* **What the task asks**:
Please return nothing but the lines between the line holding "Clone this chart in matplotlib." and the line holding "from matplotlib.ticker import", both ends included, without the pictures.

[Items from a dataset]
[START]

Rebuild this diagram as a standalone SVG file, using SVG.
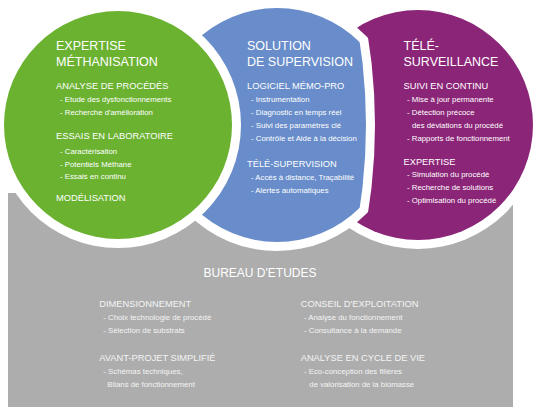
<svg xmlns="http://www.w3.org/2000/svg" width="540" height="417" viewBox="0 0 540 417">
<style>
text{font-family:"Liberation Sans",Arial,sans-serif;fill:#ffffff}
.t{font-size:12.5px}
.h{font-size:9.3px}
.b{font-size:7.8px}
.bt{font-size:12px}
.bb{fill:#f4f4f4}
.ring{fill:#ffffff}
</style>
<defs>
<clipPath id="cbr"><path d="M0,0 L361,0 Q389,125 361,250 L361,260 L0,260 Z"/></clipPath>
<clipPath id="cb"><path d="M0,0 L352,0 Q380,125 352,250 L352,260 L0,260 Z"/></clipPath>
</defs>
<rect width="540" height="417" fill="#ffffff"/>
<g id="bureau">
<rect x="8" y="193" width="505" height="214" fill="#adadad"/>
<text class="bt" x="260" y="277.3" text-anchor="middle">BUREAU D'ETUDES</text>
<text class="h bb" x="99.3" y="306.7">DIMENSIONNEMENT</text>
<text class="b bb" x="103.3" y="320">- Choix technologie de procédé</text>
<text class="b bb" x="103.3" y="332.7">- Sélection de substrats</text>
<text class="h bb" x="99.3" y="360.7">AVANT-PROJET SIMPLIFIÉ</text>
<text class="b bb" x="103.3" y="374">- Schémas techniques,</text>
<text class="b bb" x="107.3" y="386.5">Bilans de fonctionnement</text>
<text class="h bb" x="300.7" y="306.7">CONSEIL D'EXPLOITATION</text>
<text class="b bb" x="304" y="320">- Analyse du fonctionnement</text>
<text class="b bb" x="304" y="332.7">- Consultance à la demande</text>
<text class="h bb" x="300.7" y="360.7">ANALYSE EN CYCLE DE VIE</text>
<text class="b bb" x="304" y="374">- Eco-conception des filières</text>
<text class="b bb" x="309.3" y="386.5">de valorisation de la biomasse</text>
</g>
<g id="telesurveillance">
<circle class="ring" cx="418" cy="125" r="124"/>
<circle cx="418" cy="125" r="115" fill="#8b2578"/>
<text class="t" x="403.5" y="50">TÉLÉ-</text>
<text class="t" x="403.5" y="65.5">SURVEILLANCE</text>
<text class="h" x="403.5" y="89.3">SUIVI EN CONTINU</text>
<text class="b" x="407" y="101.7">- Mise à jour permanente</text>
<text class="b" x="407" y="114.7">- Détection précoce</text>
<text class="b" x="412" y="127.7">des déviations du procédé</text>
<text class="b" x="407" y="140.7">- Rapports de fonctionnement</text>
<text class="h" x="403.5" y="165">EXPERTISE</text>
<text class="b" x="407" y="177">- Simulation du procédé</text>
<text class="b" x="407" y="190">- Recherche de solutions</text>
<text class="b" x="407" y="202.7">- Optimisation du procédé</text>
</g>
<g id="supervision">
<circle class="ring" cx="277" cy="125" r="126" clip-path="url(#cbr)"/>
<circle cx="277" cy="125" r="117" fill="#688dca" clip-path="url(#cb)"/>
<text class="t" x="247" y="50">SOLUTION</text>
<text class="t" x="247" y="65.5">DE SUPERVISION</text>
<text class="h" x="247" y="89.3">LOGICIEL MÉMO-PRO</text>
<text class="b" x="251" y="102">- Instrumentation</text>
<text class="b" x="251" y="115">- Diagnostic en temps réel</text>
<text class="b" x="251" y="128">- Suivi des paramètres clé</text>
<text class="b" x="251" y="140.7">- Contrôle et Aide à la décision</text>
<text class="h" x="247" y="166.7">TÉLÉ-SUPERVISION</text>
<text class="b" x="251" y="180">- Accès à distance, Traçabilité</text>
<text class="b" x="251" y="192.7">- Alertes automatiques</text>
</g>
<g id="expertise">
<circle class="ring" cx="118" cy="125" r="123"/>
<circle cx="118" cy="125" r="114" fill="#6bb231"/>
<text class="t" x="56" y="50">EXPERTISE</text>
<text class="t" x="56" y="65.5">MÉTHANISATION</text>
<text class="h" x="56" y="89.3">ANALYSE DE PROCÉDÉS</text>
<text class="b" x="60" y="101.7">- Etude des dysfonctionnements</text>
<text class="b" x="60" y="114.5">- Recherche d'amélioration</text>
<text class="h" x="56" y="139.3">ESSAIS EN LABORATOIRE</text>
<text class="b" x="60" y="154">- Caractérisation</text>
<text class="b" x="60" y="166.7">- Potentiels Méthane</text>
<text class="b" x="60" y="179.3">- Essais en continu</text>
<text class="h" x="56" y="201">MODÉLISATION</text>
</g>
</svg>
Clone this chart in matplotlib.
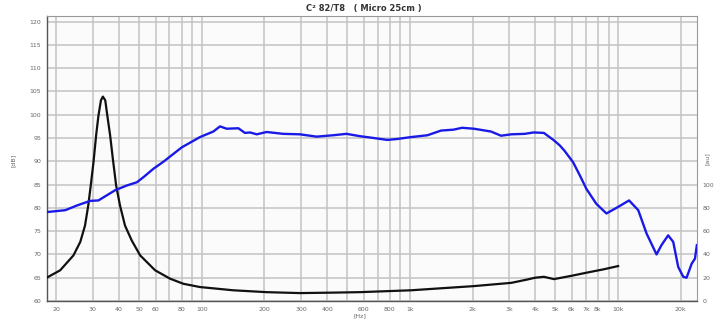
import matplotlib
matplotlib.use("Agg")
import matplotlib.pyplot as plt
import numpy as np
from matplotlib.ticker import FixedLocator, NullLocator

# SPL response (blue) [dB]
spl_freq = [18, 22.1, 25.1, 29.1, 31.9, 35.0, 38.4, 43.6, 48.8, 52.5, 58.6, 65.4,
            80.2, 98, 113.7, 122.4, 131.8, 150, 161.3, 170.6, 183.8, 205, 246, 296,
            356, 428, 496, 575, 647, 779, 870, 1010, 1215, 1410, 1620, 1780, 2030,
            2450, 2740, 3070, 3560, 3930, 4400, 4920, 5250, 5520, 6080, 6580, 7040, 7850,
            8790, 10000, 11290, 12500, 13700, 15300, 16160, 17400, 18400, 19450,
            20560, 21330, 22560, 23400, 23900]
spl_db = [79.1, 79.5, 80.5, 81.5, 81.6, 82.7, 83.8, 84.8, 85.5, 86.6, 88.4, 89.9,
          93.0, 95.2, 96.4, 97.5, 97.0, 97.1, 96.1, 96.2, 95.8, 96.3, 95.9, 95.8,
          95.3, 95.6, 95.9, 95.4, 95.1, 94.6, 94.8, 95.2, 95.6, 96.6, 96.8, 97.2, 97.0,
          96.4, 95.5, 95.8, 95.9, 96.2, 96.1, 94.5, 93.4, 92.3, 89.8, 86.8, 84.1, 80.9,
          78.8, 80.2, 81.6, 79.5, 74.5, 70.0, 72.0, 74.1, 72.7, 67.3,
          65.2, 65.0, 68.0, 69.1, 72.0]

# Impedance curve (black), drawn on dB scale
imp_freq = [18, 20.9, 24.2, 26.1, 27.5, 28.5, 29.3, 30.2, 31.1, 31.9, 32.8, 33.5,
            34.4, 35.2, 36.3, 37.4, 38.8, 40.5, 42.8, 46.1, 50.6, 59.7, 70.4, 81.6,
            98, 141.8, 205, 296, 428, 575, 1010, 2030, 3070, 3650, 3990, 4400, 4920,
            5950, 7090, 8510, 10000]
imp_db = [65.0, 66.6, 69.8, 72.7, 76.2, 80.5, 84.8, 89.8, 95.6, 99.8, 103.1, 103.9,
          103.1, 99.8, 95.6, 90.6, 84.8, 80.5, 76.2, 73.0, 69.8, 66.6, 64.8, 63.7,
          63.0, 62.3, 61.9, 61.7, 61.8, 61.9, 62.3, 63.2, 63.9, 64.6, 65.0, 65.2, 64.7,
          65.4, 66.1, 66.8, 67.5]

x_ticks = [20, 30, 40, 50, 60, 80, 100, 200, 300, 400, 600, 800, 1000,
           2000, 3000, 4000, 5000, 6000, 7000, 8000, 10000, 20000]
x_labels = ["20", "30", "40", "50", "60", "80", "100", "200", "300", "400", "600", "800", "1k",
            "2k", "3k", "4k", "5k", "6k", "7k", "8k", "10k", "20k"]
y_ticks = [60, 65, 70, 75, 80, 85, 90, 95, 100, 105, 110, 115, 120]
y2_ticks = [0, 20, 40, 60, 80, 100]

fig = plt.figure(figsize=(7.14, 3.21), dpi=100)
fig.patch.set_facecolor("white")
ax = fig.add_axes([0.0654, 0.0623, 0.9106, 0.8877])
ax.set_facecolor("#fbfbfb")

ax.set_xscale("log")
ax.set_xlim(18, 23900)
ax.set_ylim(60, 121.2)

grid_x = [v for d in (10, 100, 1000, 10000) for v in np.arange(1, 10) * d if 18 <= v <= 23900]
for gx in grid_x:
    ax.axvline(gx, color="#c4c4c4", lw=1.1, zorder=1)
for gy in y_ticks:
    ax.axhline(gy, color="#c4c4c4", lw=1.1, zorder=1)

ax.plot(imp_freq, imp_db, color="#111111", lw=1.6, zorder=3, solid_joinstyle="round")
ax.plot(spl_freq, spl_db, color="#1a1ae6", lw=1.7, zorder=4, solid_joinstyle="round")

ax.xaxis.set_major_locator(FixedLocator(x_ticks))
ax.xaxis.set_minor_locator(NullLocator())
ax.set_xticklabels(x_labels)
ax.set_yticks(y_ticks)
ax.tick_params(axis="both", which="both", length=0, labelsize=4.5, labelcolor="#666666", pad=4)

for s in ("left", "bottom"):
    ax.spines[s].set_color("#555555")
    ax.spines[s].set_linewidth(1.0)
for s in ("top", "right"):
    ax.spines[s].set_color("#999999")
    ax.spines[s].set_linewidth(0.8)

ax2 = ax.twinx()
ax2.set_ylim(0, (121.2 - 60) * 4)
ax2.set_yticks(y2_ticks)
ax2.tick_params(axis="y", length=0, labelsize=4.5, labelcolor="#666666", pad=4)
for s in ax2.spines.values():
    s.set_visible(False)

fig.text(0.018, 0.50, "[dB]", rotation=90, fontsize=4.5, color="#666666", ha="center", va="center")
fig.text(0.991, 0.505, "[au]", rotation=90, fontsize=4.5, color="#666666", ha="center", va="center")
fig.text(0.504, 0.015, "[Hz]", fontsize=4.5, color="#666666", ha="center", va="center")
fig.text(0.51, 0.972, "C\u00b2 82/T8   ( Micro 25cm )", fontsize=6, fontweight="bold",
         color="#333333", ha="center", va="center")

fig.savefig("out.png", dpi=100)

[END]

* **In response**:
Clone this chart in matplotlib.
import matplotlib
matplotlib.use("Agg")
import matplotlib.pyplot as plt
import numpy as np
from matplotlib.ticker import FixedLocator, NullLocator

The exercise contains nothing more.